Dataset extract:

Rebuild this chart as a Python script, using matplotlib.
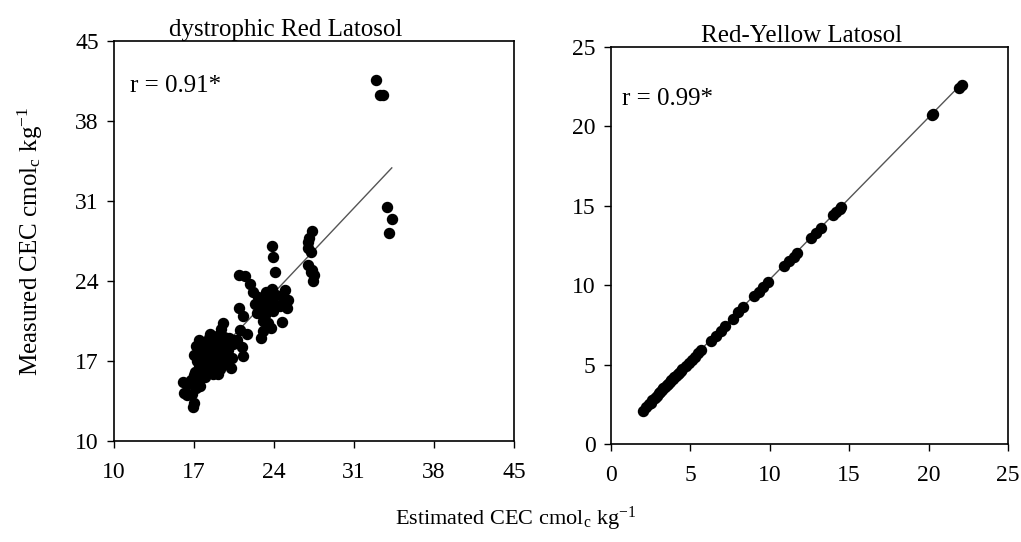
import numpy as np
import matplotlib
matplotlib.use('Agg')
import matplotlib.pyplot as plt

plt.rcParams['font.family'] = ['Liberation Serif', 'DejaVu Serif']
plt.rcParams['mathtext.fontset'] = 'custom'
plt.rcParams['mathtext.rm'] = 'Liberation Serif'
plt.rcParams['mathtext.it'] = 'Liberation Serif'

# dystrophic Red Latosol: estimated (x) vs measured (y) CEC
red_x = [16.0, 16.1, 16.5, 16.8, 17.0, 16.9, 17.2, 16.4, 17.3, 17.0, 16.7, 17.5,
         17.0, 17.2, 17.4, 17.5, 17.6, 17.8, 17.9, 18.0, 18.1, 18.2, 18.3, 18.4,
         18.5, 18.6, 18.7, 18.8, 18.9, 19.0, 19.1, 19.2, 19.3, 19.4, 19.5, 19.6,
         19.7, 19.8, 20.0, 20.1, 20.2, 20.3, 17.3, 17.7, 18.0, 18.3, 18.6, 18.9,
         19.1, 17.5, 17.1, 18.4, 19.9, 20.4, 17.8, 18.2, 18.5, 18.8, 19.3, 19.6,
         17.4, 17.9,
         20.9, 21.3, 21.0, 21.6, 21.2, 21.3, 20.8, 20.9, 21.5, 21.9, 22.2, 20.4,
         22.3, 22.5, 22.6, 22.8, 23.0, 23.0, 23.2, 23.3, 23.4, 23.5, 23.6, 23.7,
         23.8, 23.9, 24.0, 24.2, 24.5, 24.7, 24.8, 25.0, 25.2, 25.1, 23.0, 22.9,
         23.8, 23.9, 24.1,
         27.0, 27.1, 27.3, 27.0, 27.2, 27.0, 27.3, 27.5, 27.4, 27.2,
         32.9, 33.3, 33.5, 33.9, 34.3, 34.1]
red_y = [15.2, 14.2, 15.0, 14.1, 13.3, 13.0, 14.6, 14.0, 15.4, 15.8, 15.3, 14.8,
         17.5, 18.3, 16.5, 17.8, 16.0, 18.6, 17.2, 15.6, 16.8, 18.0, 19.0, 17.4,
         16.2, 18.5, 15.9, 17.8, 16.7, 19.2, 18.1, 17.0, 16.3, 19.8, 20.3, 18.6,
         17.5, 16.9, 18.0, 19.0, 16.4, 17.3, 17.0, 17.9, 17.6, 16.3, 17.1, 18.7,
         15.9, 15.5, 16.0, 19.4, 17.8, 18.5, 16.4, 17.2, 18.9, 16.2, 17.8, 19.1,
         18.8, 15.8,
         21.6, 20.9, 19.7, 19.4, 18.2, 17.4, 18.8, 24.5, 24.4, 23.7, 23.0, 18.8,
         22.0, 21.2, 22.6, 21.6, 20.5, 22.2, 21.0, 23.0, 21.8, 20.3, 22.4, 19.9,
         23.3, 21.4, 22.0, 22.8, 21.8, 20.4, 22.5, 23.2, 22.3, 21.6, 19.6, 19.0,
         27.1, 26.1, 24.8,
         27.4, 27.8, 28.4, 26.9, 26.5, 25.4, 25.0, 24.5, 24.0, 24.8,
         41.6, 40.3, 40.3, 30.5, 29.4, 28.2]
red_fit_x = [16.0, 34.3]
red_fit_y = [14.5, 33.9]

# Red-Yellow Latosol
ry_x = [2.0, 2.2, 2.4, 2.5, 2.6, 2.8, 2.9, 3.0, 3.1, 3.2, 3.3, 3.4, 3.5, 3.6,
        3.7, 3.8, 3.9, 4.0, 4.1, 4.2, 4.3, 4.4, 4.5, 4.7, 4.9, 5.1, 5.3, 5.5,
        5.7, 6.3, 6.6, 6.9, 7.2, 7.7, 8.0, 8.3, 9.0, 9.3, 9.6, 9.9, 10.9, 11.2,
        11.5, 11.7, 12.6, 12.9, 13.2, 14.0, 14.2, 14.4, 14.5, 20.2, 20.3, 21.9,
        22.1]
ry_y = [2.1, 2.3, 2.5, 2.6, 2.8, 2.9, 3.0, 3.2, 3.3, 3.4, 3.5, 3.6, 3.7, 3.8,
        3.9, 4.0, 4.1, 4.2, 4.3, 4.4, 4.5, 4.6, 4.7, 4.9, 5.1, 5.3, 5.5, 5.7,
        5.9, 6.5, 6.8, 7.1, 7.4, 7.9, 8.3, 8.6, 9.3, 9.6, 9.9, 10.2, 11.2, 11.5,
        11.8, 12.0, 13.0, 13.3, 13.6, 14.4, 14.6, 14.8, 14.9, 20.7, 20.8, 22.4,
        22.6]
ry_fit_x = [1.8, 22.0]
ry_fit_y = [2.0, 22.6]

fig = plt.figure(figsize=(10.21, 5.42), dpi=100)
ax1 = fig.add_axes([0.1117, 0.1863, 0.3918, 0.738])
ax2 = fig.add_axes([0.5984, 0.1808, 0.3888, 0.7325])

ax1.plot(red_fit_x, red_fit_y, color='#555555', lw=1.0, zorder=1)
ax1.scatter(red_x, red_y, s=52, color='black', zorder=2)
ax1.set_xlim(10, 45)
ax1.set_ylim(10, 45)
ax1.set_xticks([10, 17, 24, 31, 38, 45])
ax1.set_yticks([10, 17, 24, 31, 38, 45])
ax1.text(11.4, 41.1, 'r = 0.91*', fontsize=18, va='center')
ax1.set_title('dystrophic Red Latosol', fontsize=18, x=0.43, pad=2)

ax2.plot(ry_fit_x, ry_fit_y, color='#555555', lw=1.0, zorder=1)
ax2.scatter(ry_x, ry_y, s=52, color='black', zorder=2)
ax2.set_xlim(0, 25)
ax2.set_ylim(0, 25)
ax2.set_xticks([0, 5, 10, 15, 20, 25])
ax2.set_yticks([0, 5, 10, 15, 20, 25])
ax2.text(0.7, 21.7, 'r = 0.99*', fontsize=18, va='center')
ax2.set_title('Red-Yellow Latosol', fontsize=18, x=0.48, pad=1)

for ax in (ax1, ax2):
    for sp in ax.spines.values():
        sp.set_linewidth(1.2)
    ax.tick_params(labelsize=17, length=5, width=1.0, direction='out')
    ax.tick_params(axis='x', pad=10)
    ax.tick_params(axis='y', pad=6)

fig.text(0.03, 0.555, r'Measured CEC cmol$_c$ kg$^{-1}$', fontsize=18,
         rotation=90, ha='center', va='center')
fig.text(0.505, 0.042, r'Estimated CEC cmol$_c$ kg$^{-1}$', fontsize=16,
         ha='center', va='center')

fig.savefig('out.png', dpi=100)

Description of the task: Look over the listing. Pull out every line with the string "matplotlib" in it.

In response:
Rebuild this chart as a Python script, using matplotlib.
import matplotlib
matplotlib.use('Agg')
import matplotlib.pyplot as plt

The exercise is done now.